REPUBLIKA.CO.ID, BAGHDAD -- Pemimpin Kurdi Irak Masoud Barzani kembali menegaskan, referendum kemerdekaan tetap akan berlanjut pekan depan sesuai rencana untuk wilayah otonomi Kurdi di Irak utara. "Referendum tidak lagi ada di tangan saya, juga bukan ada di tangan partai politik, tapi ada di tangan Anda," kata Barzani di hadapan kerumunan warga Kurdi, di sebuah stadion sepak bola di ibukota regional Arbil, Jumat (22/9).

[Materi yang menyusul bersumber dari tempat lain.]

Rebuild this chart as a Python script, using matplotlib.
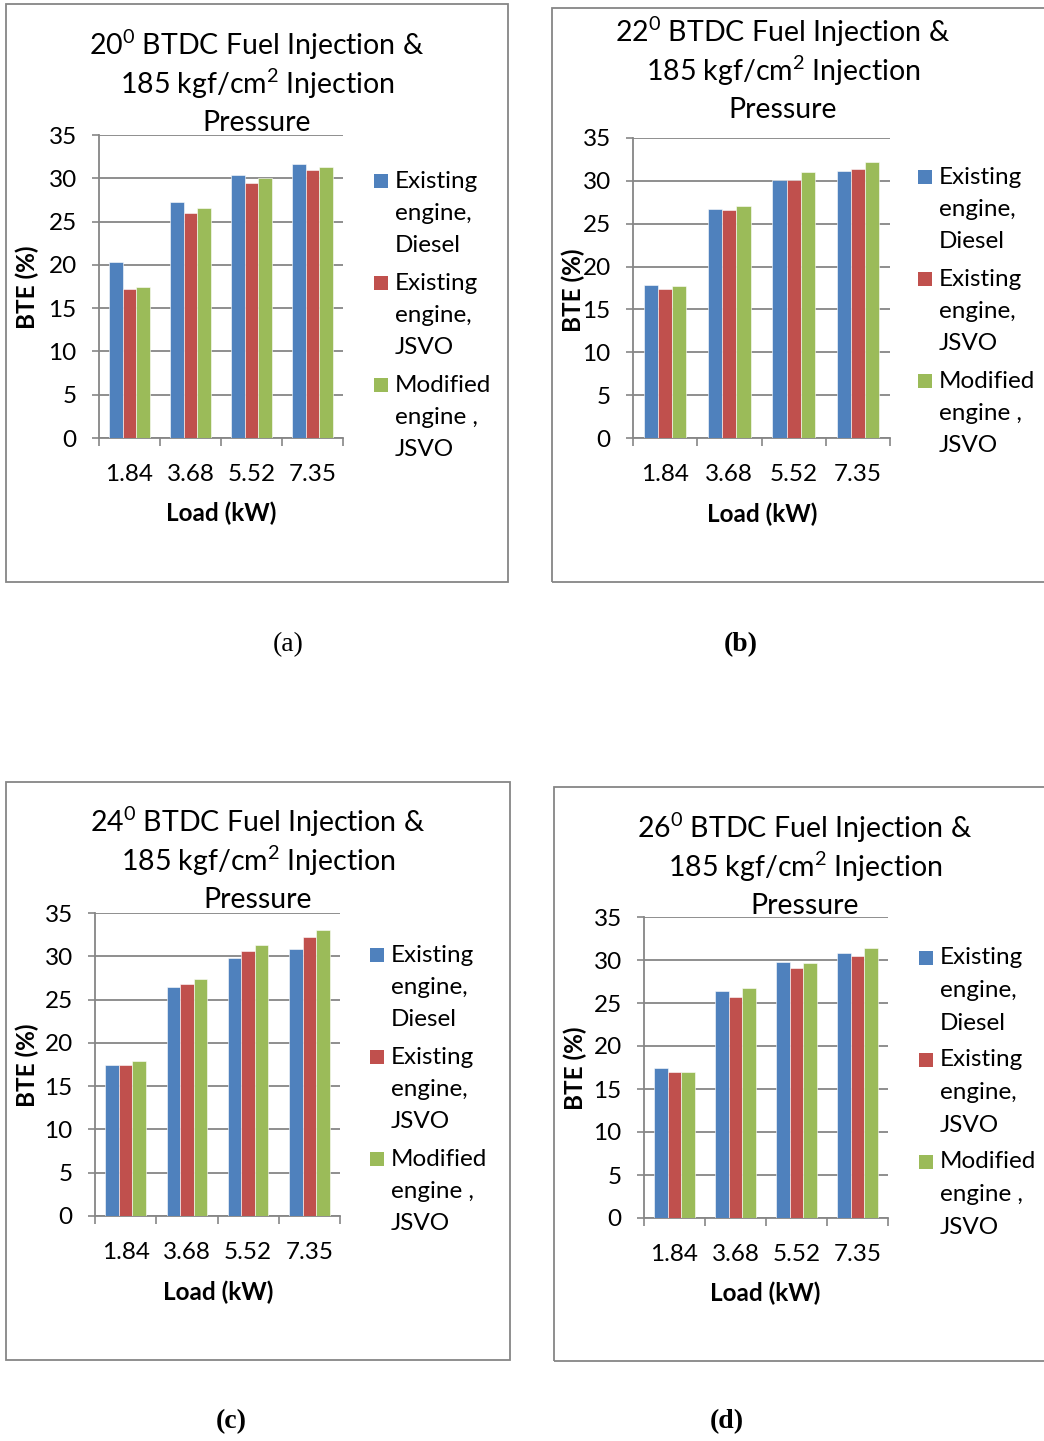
import numpy as np
import matplotlib
matplotlib.use("Agg")
import matplotlib.pyplot as plt
from matplotlib.patches import Rectangle

W, H = 1044, 1441
SANS = ["Lato", "DejaVu Sans"]
SERIF = ["Liberation Serif", "DejaVu Serif"]
GREY = "#868686"
plt.rcParams["mathtext.fontset"] = "custom"
plt.rcParams["mathtext.rm"] = "Lato"
plt.rcParams["mathtext.it"] = "Lato:italic"
plt.rcParams["mathtext.bf"] = "Lato:bold"

# data
loads = ["1.84", "3.68", "5.52", "7.35"]
series_names = [["Existing", "engine,", "Diesel"],
                ["Existing", "engine,", "JSVO"],
                ["Modified", "engine ,", "JSVO"]]
colors = ["#4F81BD", "#C0504D", "#9BBB59"]
angles = ["20", "22", "24", "26"]
captions = ["(a)", "(b)", "(c)", "(d)"]
yticks = [0, 5, 10, 15, 20, 25, 30, 35]

bte_a = [[20.3, 27.3, 30.4, 31.6],
         [17.2, 26.0, 29.4, 31.0],
         [17.5, 26.6, 30.0, 31.3]]
bte_b = [[17.8, 26.7, 30.1, 31.2],
         [17.4, 26.6, 30.1, 31.4],
         [17.7, 27.1, 31.0, 32.2]]
bte_c = [[17.5, 26.4, 29.8, 30.8],
         [17.5, 26.8, 30.6, 32.2],
         [17.9, 27.4, 31.3, 33.0]]
bte_d = [[17.4, 26.4, 29.8, 30.8],
         [17.0, 25.7, 29.1, 30.5],
         [17.0, 26.8, 29.7, 31.4]]
all_bte = [bte_a, bte_b, bte_c, bte_d]

# layout in pixels (left, top, right, bottom)
boxes = [(6, 4, 508, 582), (552, 8, 1046, 582), (6, 782, 510, 1360), (554, 787, 1046, 1361)]
axrects = [(99, 135, 343, 438), (633, 138, 890, 438), (95, 913, 340, 1216), (644, 917, 888, 1218)]
title_xy = [(257, 45), (783, 32), (258, 822), (805, 828)]
legend_xy = [(374, 181), (918, 177), (370, 955), (919, 958)]
xlabel_xy = [(221, 513), (762, 514), (218, 1292), (765, 1293)]
ylabel_xy = [(27, 287), (573, 290), (27, 1065), (575, 1068)]
caption_xy = [(288, 645), (741, 645), (231, 1422), (727, 1422)]


def fx(x):
    return x / W


def fy(y):
    return 1 - y / H


fig = plt.figure(figsize=(W / 100, H / 100), dpi=100)

for i in range(4):
    l, t, r, b = boxes[i]
    fig.patches.append(Rectangle((fx(l), fy(b)), (r - l) / W, (b - t) / H,
                                 transform=fig.transFigure, fill=False,
                                 edgecolor=GREY, linewidth=1.3))

    al, at, ar, ab = axrects[i]
    ax = fig.add_axes([fx(al), fy(ab), (ar - al) / W, (ab - at) / H])
    x = np.arange(len(loads))
    w = 0.22
    for k in range(3):
        ax.bar(x + (k - 1) * w, all_bte[i][k], width=w, color=colors[k],
               edgecolor="white", linewidth=0.4, zorder=3)

    ax.set_xlim(-0.5, 3.5)
    ax.set_ylim(0, 35)
    ax.set_yticks(yticks)
    ax.set_yticklabels([str(v) for v in yticks], fontsize=17.5, family=SANS)
    ax.grid(axis="y", color=GREY, linewidth=1.3, zorder=0)
    ax.set_xticks(np.arange(-0.5, 4, 1))
    ax.set_xticklabels([])
    ax.set_xticks(x, minor=True)
    ax.set_xticklabels(loads, minor=True, fontsize=17.5, family=SANS)
    ax.tick_params(axis="x", which="major", length=6, width=1.2, color=GREY)
    ax.tick_params(axis="x", which="minor", length=0, pad=18.5)
    ax.tick_params(axis="y", length=5, width=1.2, color=GREY, pad=11)
    for s in ["top", "right"]:
        ax.spines[s].set_visible(False)
    for s in ["left", "bottom"]:
        ax.spines[s].set_color(GREY)
        ax.spines[s].set_linewidth(1.3)

    tx, ty = title_xy[i]
    lines = [angles[i] + r"$^{0}$ BTDC Fuel Injection &",
             r"185 kgf/cm$^{2}$ Injection", "Pressure"]
    for j, line in enumerate(lines):
        fig.text(fx(tx), fy(ty + 39 * j), line, ha="center", va="center",
                 fontsize=20.5, family=SANS)

    # legend: square marker aligned with the first line of each entry
    lx, ly = legend_xy[i]
    for k in range(3):
        yy = ly + 102 * k
        fig.patches.append(Rectangle((fx(lx), fy(yy + 7)), 14 / W, 14 / H,
                                     transform=fig.transFigure,
                                     facecolor=colors[k], edgecolor="none"))
        for j, word in enumerate(series_names[k]):
            fig.text(fx(lx + 21), fy(yy + 32.5 * j), word, ha="left", va="center",
                     fontsize=17.5, family=SANS)

    xlx, xly = xlabel_xy[i]
    fig.text(fx(xlx), fy(xly), "Load (kW)", ha="center", va="center",
             fontsize=17.5, fontweight="bold", family=SANS)
    ylx, yly = ylabel_xy[i]
    fig.text(fx(ylx), fy(yly), "BTE (%)", ha="center", va="center",
             rotation=90, fontsize=17.5, fontweight="bold", family=SANS)

    cx, cy = caption_xy[i]
    fig.text(fx(cx), fy(cy), captions[i], ha="center", va="center",
             fontsize=20, family=SERIF,
             fontweight="normal" if i == 0 else "bold")

fig.savefig("out.png", dpi=100, facecolor="white")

Dia telah mengadakan serangkaian pertemuan selama beberapa hari terakhir di Kirkuk, Sulaimaniyah, Zakho, serta Dohuk. Dia menyatakan referendum akan tetap berlangsung pada 25 September mendatang. "Kami mengatakan kami siap berdialog dengan Baghdad, tapi setelah 25 September, karena sekarang sudah terlambat," kata Barzani, dikutip Al Ahram.
Namun, negosiasi masih berlangsung untuk membujuk Barzani agar dapat berubah pikiran. Pemerintah Irak menentang referendum di wilayah tersebut, yang disebutnya tidak sesuai dengan konstitusi.
Perdana Menteri Irak Haider al-Abadi pun sesumbar akan melakukan intervensi militer jika referendum kemerdekaan Kurdi ternyata mengancaman keamanan warga Irak. "Jika penduduk Irak terancam oleh penggunaan kekerasan di luar hukum (oleh Kurdi, Red), maka kita akan campur tangan secara militer," ujar Abadi.
Kurdi Irak sejak 2003 telah mengklaim tiga provinsi, yaitu Arbil, Dohuk, dan Sulaimaniyah. Namun para pemimpinnya kemudian mengklaim daerah lain yang secara konstitusional berada di bawah kekuasaan Baghdad, termasuk provinsi Kirkuk yang kaya minyak.